The BBC is unable to independently verify the figures for civilians evacuated from Mariupol, or the number killed there.

Relatively few Mariupol civilians have fled via the humanitarian corridors agreed by both sides. Ukraine says Russian troops continued shelling the evacuation routes, which were supposed to be safe.

In parts of Mariupol captured by the Russians, reports suggest the civilians – hungry, thirsty and often sick – have little choice but to head out to Russian-controlled areas and Russia itself.

Matt Morris, spokesperson for the International Committee of the Red Cross (ICRC), said the ICRC could only evacuate civilians and deliver aid if Russia and Ukraine provided safety guarantees, and that had not happened yet, though the ICRC was speaking to both sides.

“The sides have to be the guarantors and have an agreement to allow safe passage. They have to publicise the route and allow plenty of time for people to get out,” he told the BBC.

International humanitarian law, he said, “requires that people should be allowed to leave, but should not be forced to leave”. Warring sides should allow aid in and let people stay if they want to, he explained.

“It’s a desperate situation in Mariupol – we’ve called on all sides to facilitate safe access in and out,” he said, adding: “We don’t have a team currently able to access.”

Irina, a Mariupol refugee and Red Cross volunteer, spoke to the BBC’s Wyre Davies via Zoom from a relative’s home in Russia.

She said she and others sheltering in a bunker had been told to leave by Russian soldiers, for their own safety. The building was on fire after being shelled.

They walked 4km (2.5 miles) to a Russian checkpoint, and from there were taken further east, to territory held by pro-Russian rebels of the so-called “Donetsk People’s Republic” (DPR) breakaway region.

“Once there, you were to decide whether you were going to stay in the DPR or go to Russia,” she said.
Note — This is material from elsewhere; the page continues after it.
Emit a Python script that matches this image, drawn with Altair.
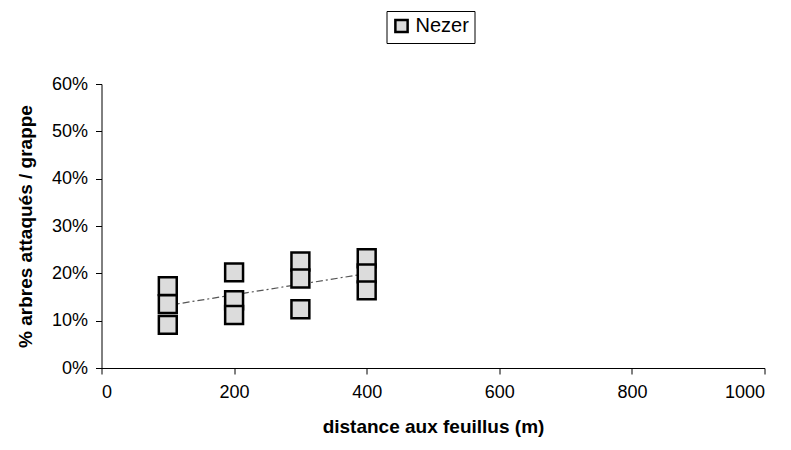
import altair as alt
import pandas as pd

distance = [100, 100, 100, 200, 200, 200, 300, 300, 300, 400, 400, 400]
attaques = [0.173, 0.135, 0.091, 0.202, 0.143, 0.112, 0.225, 0.189, 0.124, 0.232, 0.200, 0.164]
site = ["Nezer"] * len(distance)
x_ticks = [0, 200, 400, 600, 800, 1000]
y_ticks = [0, 0.1, 0.2, 0.3, 0.4, 0.5, 0.6]

df = pd.DataFrame({"distance": distance, "attaques": attaques, "site": site})

FONT = "Liberation Sans"

x_enc = alt.X("distance:Q", scale=alt.Scale(domain=[0, 1000], nice=False),
              axis=alt.Axis(values=x_ticks, format="d", labelPadding=9, titlePadding=16,
                            title="distance aux feuillus (m)"))
y_enc = alt.Y("attaques:Q", scale=alt.Scale(domain=[0, 0.6], nice=False),
              axis=alt.Axis(values=y_ticks, format=".0%", labelPadding=8, titlePadding=16,
                            title="% arbres attaqués / grappe"))

points = alt.Chart(df).mark_point(
    shape="square", filled=True, size=320, stroke="black", strokeWidth=2.5, opacity=1
).encode(
    x=x_enc, y=y_enc,
    fill=alt.Fill("site:N", scale=alt.Scale(range=["#dcdcdc"]),
                  legend=alt.Legend(title=None, orient="none", legendX=285, legendY=-73,
                                    symbolType="square", symbolSize=150,
                                    symbolStrokeColor="black", symbolStrokeWidth=2.5,
                                    strokeColor="black", padding=5,
                                    labelFont=FONT, labelFontSize=20, labelColor="black",
                                    fillColor="white"))
)

trend = alt.Chart(df).transform_regression("distance", "attaques").mark_line(
    color="#555555", strokeWidth=1.2, strokeDash=[7, 3, 2, 3]
).encode(x="distance:Q", y="attaques:Q")

chart = alt.layer(trend, points).properties(
    width=663, height=284,
    autosize=alt.AutoSizeParams(type="none"),
    padding={"left": 93.5, "top": 76, "right": 10, "bottom": 70},
).configure_view(stroke=None).configure_axis(
    grid=False, domainColor="black", tickColor="black", tickSize=6,
    labelFont=FONT, labelFontSize=18, labelColor="black",
    titleFont=FONT, titleFontSize=19, titleFontWeight="bold", titleColor="black",
)

chart.save("out.html", embed_options={"renderer": "svg", "actions": False})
“Some elderly people that I know and whom I met at the distribution point did not know where they were headed and what for. They thought they would be able to stay in Rostov [in Russia] for a couple of months… and then maybe come back to Mariupol.

“Instead, they were taken to Samara [north of Rostov, in southern Russia]. They said they had no idea what to do there, and the accommodation there is provided only for two weeks.”

Centuries-old ties between Russia and Ukraine mean that many Ukrainians have relatives in Russia. But it is not clear how many Mariupol refugees have gone willingly to Russia, whose army destroyed their city.